Why has software remained so costly? And what happens when coding becomes practically free? Just as the internet prompted an explosion of content by reducing creation costs to near zero, LLMs have sparked a similar software boom by making code accessible to non-technical users. But while LLMs open the floodgates to a tidal wave of new software, we can’t expect all of it to be amazing. In his column in this week’s newsletter, my partner David Peterson shares his thoughts on what we might expect in this new age of software development. You can read the full story at the link in the comment section below. And be sure to subscribe to the newsletter to get exclusive insights into tech, startups, and more in your email every week.
The impact of LLMs on Software development costs will be similar to the shift from on-prem servers to the cloud. Market dynamics will push the LLM price up. Companies will start small and their bill will inflate over time. The big players are brilliant in making that happen. In the end, LLMs as a platform will allow faster and cheaper 0 to 1, enabling more demand, but once these POCs grow, the cost would probably achieve parity with the "old way" of building software. Over time, it will remain to be seen which way of building software will be more financially sustainable. However, my guess that the optimal point would be a hybrid model.

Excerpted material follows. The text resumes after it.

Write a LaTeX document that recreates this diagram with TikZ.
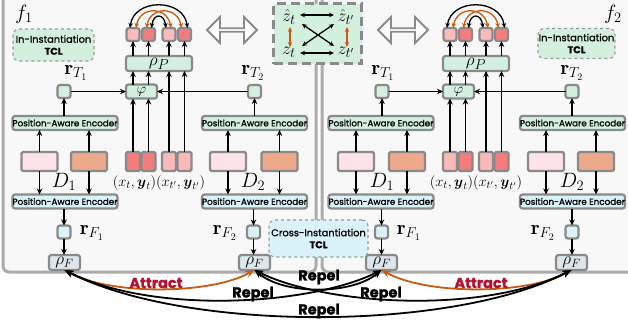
\documentclass[tikz,border=0pt]{standalone}
\usepackage{amsmath}
\usepackage{fontspec}
\setsansfont{Poppins}
\newfontfamily\medsf[RawFeature={embolden=1.2}]{Poppins}
\usetikzlibrary{arrows.meta,shapes.arrows}
\definecolor{boxgray}{HTML}{8A8A8A}
\definecolor{panelbg}{HTML}{F8F8F8}
\definecolor{panelbd}{HTML}{ABABAB}
\definecolor{dashgray}{HTML}{9A9A9A}
\definecolor{mint}{HTML}{D3F0DF}
\definecolor{sky}{HTML}{DAF2FA}
\definecolor{rhofill}{HTML}{DCE6EC}
\definecolor{redsq}{HTML}{F57C7C}
\definecolor{pinksq}{HTML}{FBB9BB}
\definecolor{lpink}{HTML}{FDE2E7}
\definecolor{salmon}{HTML}{EDA98B}
\definecolor{orng}{HTML}{C65B12}
\definecolor{crim}{HTML}{B3132F}
\begin{document}
\begin{tikzpicture}[x=1pt,y=-1pt,
  bx/.style={draw=boxgray, line width=2.2pt, rounded corners=2.5pt, inner sep=0pt, outer sep=0pt},
  pae/.style={bx, minimum width=104, minimum height=14, font=\fontsize{8.8}{9}\selectfont\medsf},
  rectbox/.style={bx, rounded corners=1.5pt, minimum width=36, minimum height=19},
  sqbox/.style={bx, minimum size=13},
  xybox/.style={bx, rounded corners=1.5pt, minimum width=14, minimum height=19},
  rhobox/.style={bx, fill=rhofill, minimum width=31, minimum height=15, font=\fontsize{17}{17}\selectfont},
  lab/.style={inner sep=0pt, font=\fontsize{20}{20}\selectfont},
  ar/.style={-{Stealth[length=6pt,width=5.5pt]}, line width=1.4pt},
  dar/.style={{Stealth[length=5pt,width=4.5pt]}-{Stealth[length=5pt,width=4.5pt]}, line width=1.3pt},
  bigar/.style={{Stealth[length=9pt,width=7pt]}-{Stealth[length=9pt,width=7pt]}, line width=1.8pt},
  tcl/.style={draw=dashgray, dashed, line width=1.1pt, rounded corners=6pt, align=center, font=\fontsize{9.8}{12}\selectfont\medsf, inner sep=0pt},
  hollow/.style={double arrow, draw=boxgray, line width=1.8pt, fill=white, minimum width=26, minimum height=50, double arrow head extend=6pt, inner sep=0pt},
  panel/.style={draw=panelbd, line width=3pt, fill=panelbg, rounded corners=6pt},
  rlab/.style={font=\fontsize{14.5}{14.5}\selectfont\medsf\bfseries, inner sep=0pt}
]
\useasboundingbox (0,0) rectangle (628,325);
\clip (0,0) rectangle (628,325);
\fill[white] (0,0) rectangle (628,325);
% panels
\draw[panel] (3,-12) rectangle (316,272);
\draw[panel] (322,-12) rectangle (640,272);

% ================= LEFT PANEL =================
\node[lab, font=\fontsize{21}{21}\selectfont] (Lf) at (24,14) {$f_1$};
\node[tcl, fill=mint, minimum width=81, minimum height=32] (LIn) at (53.5,45) {In-Instantiation\\\textbf{TCL}};
% column 1
\node[pae, fill=mint] (LpT1) at (65,123) {Position-Aware Encoder};
\node[pae, fill=sky] (LpB1) at (65,201.5) {Position-Aware Encoder};
\node[rectbox, fill=lpink] (La1) at (39.5,161.5) {};
\node[rectbox, fill=salmon] (Lb1) at (89,161.5) {};
\node[lab] (LD1) at (64,182) {$D_1$};
\node[sqbox, fill=mint] (LrT1) at (64,91.5) {};
\node[lab] (LrT1l) at (76,73) {$\mathbf r_{T_1}$};
\node[sqbox, fill=sky] (LrF1) at (64,232) {};
\node[lab] (LrF1l) at (92,233) {$\mathbf r_{F_1}$};
\node[rhobox] (LhF1) at (64.5,262.5) {$\rho_F$};
% column 2
\node[pae, fill=mint] (LpT2) at (254.5,123) {Position-Aware Encoder};
\node[pae, fill=sky] (LpB2) at (254.5,201.5) {Position-Aware Encoder};
\node[rectbox, fill=lpink] (La2) at (228,161.5) {};
\node[rectbox, fill=salmon] (Lb2) at (279.5,161.5) {};
\node[lab] (LD2) at (253,182) {$D_2$};
\node[sqbox, fill=mint] (LrT2) at (254.5,91.5) {};
\node[lab] (LrT2l) at (253,73) {$\mathbf r_{T_2}$};
\node[sqbox, fill=sky] (LrF2) at (253.5,232) {};
\node[lab] (LrF2l) at (225,233) {$\mathbf r_{F_2}$};
\node[rhobox] (LhF2) at (254.5,262.5) {$\rho_F$};
% middle
\node[bx, fill=mint, minimum width=31, minimum height=14, font=\fontsize{15}{15}\selectfont] (Lphi) at (141.5,91.5) {$\varphi$};
\node[bx, fill=mint, minimum width=66, minimum height=15, font=\fontsize{19}{19}\selectfont] (LrhoP) at (159,63.5) {$\rho_P$};
\node[sqbox, fill=pinksq] (Ls1) at (133,34.5) {};
\node[sqbox, fill=redsq] (Ls2) at (148.5,34.5) {};
\node[sqbox, fill=pinksq] (Ls3) at (169,34.5) {};
\node[sqbox, fill=redsq] (Ls4) at (184.5,34.5) {};
\node[xybox, fill=redsq] (Lq1) at (133,161.5) {};
\node[xybox, fill=redsq] (Lq2) at (148.5,161.5) {};
\node[xybox, fill=pinksq] (Lq3) at (169,161.5) {};
\node[xybox, fill=pinksq] (Lq4) at (184.5,161.5) {};
\node[lab, font=\fontsize{15}{15}\selectfont] (Lxy) at (159,183) {$(x_t,\boldsymbol{y}_t)(x_{t'},\boldsymbol{y}_{t'})$};

% connectors left
\foreach \c in {a1,b1,a2,b2}{
  \draw[ar] (L\c.north) -- (L\c.north |- LpT1.south);
}
\draw[ar] (La1.south) -- (La1.south |- LpB1.north);
\draw[ar] (Lb1.south) -- (Lb1.south |- LpB1.north);
\draw[ar] (La2.south) -- (La2.south |- LpB2.north);
\draw[ar] (Lb2.south) -- (Lb2.south |- LpB2.north);
\draw[ar] (LrT1.south |- LpT1.north) -- (LrT1.south);
\draw[ar] (LrT2.south |- LpT2.north) -- (LrT2.south);
\draw[ar] (LrF1.north |- LpB1.south) -- (LrF1.north);
\draw[ar] (LrF2.north |- LpB2.south) -- (LrF2.north);
\draw[ar] (LrF1.south) -- (LhF1.north -| LrF1.south);
\draw[ar] (LrF2.south) -- (LhF2.north -| LrF2.south);
\draw[ar] (LrT1.east) -- (Lphi.west);
\draw[ar] (LrT2.west) -- (Lphi.east);
\draw[ar] (Lq1.north) -- (Lq1.north |- Lphi.south);
\draw[ar] (Lq2.north) -- (Lq2.north |- Lphi.south);
\draw[ar] (Lq3.north) -- (Lq3.north |- LrhoP.south);
\draw[ar] (Lq4.north) -- (Lq4.north |- LrhoP.south);
\draw[ar] (Lq1.north |- Lphi.north) -- (Lq1.north |- LrhoP.south);
\draw[ar] (Lq2.north |- Lphi.north) -- (Lq2.north |- LrhoP.south);
\foreach \s in {1,2,3,4}{
  \draw[ar] (Ls\s.south |- LrhoP.north) -- (Ls\s.south);
}
% arcs on top
\draw[dar] ([xshift=-3pt]Ls1.north) .. controls +(4,-30) and +(-4,-30) .. ([xshift=3pt]Ls4.north);
\draw[dar, orng] ([xshift=3pt]Ls1.north) .. controls +(4,-22) and +(-4,-22) .. ([xshift=2pt]Ls3.north);
\draw[dar, orng] ([xshift=-2pt]Ls2.north) .. controls +(4,-22) and +(-4,-22) .. ([xshift=-3pt]Ls4.north);
\draw[dar] ([xshift=3pt]Ls2.north) .. controls +(2,-15) and +(-2,-15) .. ([xshift=-3pt]Ls3.north);

% ================= RIGHT PANEL =================
\node[lab, font=\fontsize{21}{21}\selectfont] (Rf) at (613,14) {$f_2$};
\node[tcl, fill=mint, minimum width=77, minimum height=30] (RIn) at (576.5,43.5) {In-Instantiation\\\textbf{TCL}};
% column 1
\node[pae, fill=mint] (RpT1) at (381,123) {Position-Aware Encoder};
\node[pae, fill=sky] (RpB1) at (381,201.5) {Position-Aware Encoder};
\node[rectbox, fill=lpink] (Ra1) at (356,161.5) {};
\node[rectbox, fill=salmon] (Rb1) at (407,161.5) {};
\node[lab] (RD1) at (382,182) {$D_1$};
\node[sqbox, fill=mint] (RrT1) at (382,91.5) {};
\node[lab] (RrT1l) at (383,73) {$\mathbf r_{T_1}$};
\node[sqbox, fill=sky] (RrF1) at (381.5,232) {};
\node[lab] (RrF1l) at (409,233) {$\mathbf r_{F_1}$};
\node[rhobox] (RhF1) at (381.5,262.5) {$\rho_F$};
% column 2
\node[pae, fill=mint] (RpT2) at (572.5,123) {Position-Aware Encoder};
\node[pae, fill=sky] (RpB2) at (572.5,201.5) {Position-Aware Encoder};
\node[rectbox, fill=lpink] (Ra2) at (546,161.5) {};
\node[rectbox, fill=salmon] (Rb2) at (596,161.5) {};
\node[lab] (RD2) at (572,182) {$D_2$};
\node[sqbox, fill=mint] (RrT2) at (572,91.5) {};
\node[lab] (RrT2l) at (572,73) {$\mathbf r_{T_2}$};
\node[sqbox, fill=sky] (RrF2) at (572,232) {};
\node[lab] (RrF2l) at (543,233) {$\mathbf r_{F_2}$};
\node[rhobox] (RhF2) at (571.5,262.5) {$\rho_F$};
% middle
\node[bx, fill=mint, minimum width=31, minimum height=14, font=\fontsize{15}{15}\selectfont] (Rphi) at (458.5,91.5) {$\varphi$};
\node[bx, fill=mint, minimum width=66, minimum height=15, font=\fontsize{19}{19}\selectfont] (RrhoP) at (476,63.5) {$\rho_P$};
\node[sqbox, fill=pinksq] (Rs1) at (450,34.5) {};
\node[sqbox, fill=redsq] (Rs2) at (465.5,34.5) {};
\node[sqbox, fill=pinksq] (Rs3) at (486,34.5) {};
\node[sqbox, fill=redsq] (Rs4) at (501.5,34.5) {};
\node[xybox, fill=pinksq] (Rq1) at (450,161.5) {};
\node[xybox, fill=redsq] (Rq2) at (465.5,161.5) {};
\node[xybox, fill=pinksq] (Rq3) at (486,161.5) {};
\node[xybox, fill=redsq] (Rq4) at (501.5,161.5) {};
\node[lab, font=\fontsize{15}{15}\selectfont] (Rxy) at (476,183) {$(x_t,\boldsymbol{y}_t)(x_{t'},\boldsymbol{y}_{t'})$};

% connectors right
\foreach \c in {a1,b1}{
  \draw[ar] (R\c.north) -- (R\c.north |- RpT1.south);
  \draw[ar] (R\c.south) -- (R\c.south |- RpB1.north);
}
\foreach \c in {a2,b2}{
  \draw[ar] (R\c.north) -- (R\c.north |- RpT2.south);
  \draw[ar] (R\c.south) -- (R\c.south |- RpB2.north);
}
\draw[ar] (RrT1.south |- RpT1.north) -- (RrT1.south);
\draw[ar] (RrT2.south |- RpT2.north) -- (RrT2.south);
\draw[ar] (RrF1.north |- RpB1.south) -- (RrF1.north);
\draw[ar] (RrF2.north |- RpB2.south) -- (RrF2.north);
\draw[ar] (RrF1.south) -- (RhF1.north -| RrF1.south);
\draw[ar] (RrF2.south) -- (RhF2.north -| RrF2.south);
\draw[ar] (RrT1.east) -- (Rphi.west);
\draw[ar] (RrT2.west) -- (Rphi.east);
\draw[ar] (Rq1.north) -- (Rq1.north |- Rphi.south);
\draw[ar] (Rq2.north) -- (Rq2.north |- Rphi.south);
\draw[ar] (Rq3.north) -- (Rq3.north |- RrhoP.south);
\draw[ar] (Rq4.north) -- (Rq4.north |- RrhoP.south);
\draw[ar] (Rq1.north |- Rphi.north) -- (Rq1.north |- RrhoP.south);
\draw[ar] (Rq2.north |- Rphi.north) -- (Rq2.north |- RrhoP.south);
\foreach \s in {1,2,3,4}{
  \draw[ar] (Rs\s.south |- RrhoP.north) -- (Rs\s.south);
}
\draw[dar] ([xshift=-3pt]Rs1.north) .. controls +(4,-30) and +(-4,-30) .. ([xshift=3pt]Rs4.north);
\draw[dar, orng] ([xshift=3pt]Rs1.north) .. controls +(4,-22) and +(-4,-22) .. ([xshift=2pt]Rs3.north);
\draw[dar, orng] ([xshift=-2pt]Rs2.north) .. controls +(4,-22) and +(-4,-22) .. ([xshift=-3pt]Rs4.north);
\draw[dar] ([xshift=3pt]Rs2.north) .. controls +(2,-15) and +(-2,-15) .. ([xshift=-3pt]Rs3.north);

% ================= CENTER =================
\node[hollow] (LdA) at (232,30) {};
\node[hollow] (RdA) at (403,30) {};
\node[draw=boxgray, line width=3pt, dash pattern=on 9pt off 5pt, fill=mint, minimum width=88, minimum height=60, inner sep=0pt] (Zbox) at (317.5,33.5) {};
\node[lab, font=\fontsize{19}{19}\selectfont] (zh1) at (289,17) {$\hat z_t$};
\node[lab, font=\fontsize{19}{19}\selectfont] (zh2) at (346,17) {$\hat z_{t'}$};
\node[lab, font=\fontsize{19}{19}\selectfont] (z1) at (289,52) {$z_t$};
\node[lab, font=\fontsize{19}{19}\selectfont] (z2) at (346,52) {$z_{t'}$};
\coordinate (hA) at (300,15);
\coordinate (hB) at (334,15);
\coordinate (hC) at (300,53);
\coordinate (hD) at (334,53);
\coordinate (dA) at (302,24);
\coordinate (dB) at (334,24);
\coordinate (dC) at (302,46);
\coordinate (dD) at (334,46);
\coordinate (vA) at (290,27);
\coordinate (vB) at (290,47);
\coordinate (vC) at (347,27);
\coordinate (vD) at (347,47);
\draw[dar] (hA) -- (hB);
\draw[dar] (hC) -- (hD);
\draw[dar] (dA) -- (dD);
\draw[dar] (dB) -- (dC);
\draw[dar, orng] (vA) -- (vB);
\draw[dar, orng] (vC) -- (vD);

\node[tcl, fill=sky, minimum width=99, minimum height=37] (Cross) at (318.5,238.5) {Cross-Instantiation\\\textbf{TCL}};

% ================= BOTTOM ARROWS =================
\draw[bigar, orng] (LhF1.south) .. controls +(45,25) and +(-45,25) .. (LhF2.south);
\draw[bigar, orng] (RhF1.south) .. controls +(45,25) and +(-45,25) .. (RhF2.south);
\node[rlab, text=crim] (AttL) at (156,283) {Attract};
\node[rlab, text=crim] (AttR) at (481,283) {Attract};
\draw[bigar] (LhF1.south) .. controls +(90,45) and +(-70,35) .. (RhF1.south);
\draw[bigar] (LhF2.south) .. controls +(70,35) and +(-90,45) .. (RhF2.south);
\draw[bigar] (LhF1.south) .. controls +(120,62) and +(-120,62) .. (RhF2.south);
\draw[bigar] (LhF2.south) .. controls +(30,25) and +(-30,25) .. (RhF1.south);
\node[rlab] (Rep1) at (319,277) {Repel};
\node[rlab] (Rep2) at (253,294) {Repel};
\node[rlab] (Rep3) at (381,294) {Repel};
\node[rlab] (Rep4) at (319,311) {Repel};
\end{tikzpicture}
\end{document}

We can look to what spreadsheets made possible for an analogy, but Gen AI is that times 100. Excel is the most popular programming environment in the world, with people (who don't even think of themselves as programmers) building all sorts of apps. A lot of the world runs on those spreadsheet "apps". And for one downstream implication of that look no further than https://eusprig.org/research-info/horror-stories/ or https://www.qashqade.com/insights/the-worst-financial-services-excel-errors-of-all-time There's going to be 10x more lines of code written, and our ability to understand the behavior of that code in production is going to be 10x less. Selfish plug here - production engineering is going to become even more important, and it'll have to be packaged to be as user-friendly as possible. We're working on that artillery.io :)
What will companies do when everyone in their org can and will build software? Sounds like lots of big problems they'll be desperate to solve.
Ahmad Jawabreh any insights here for us?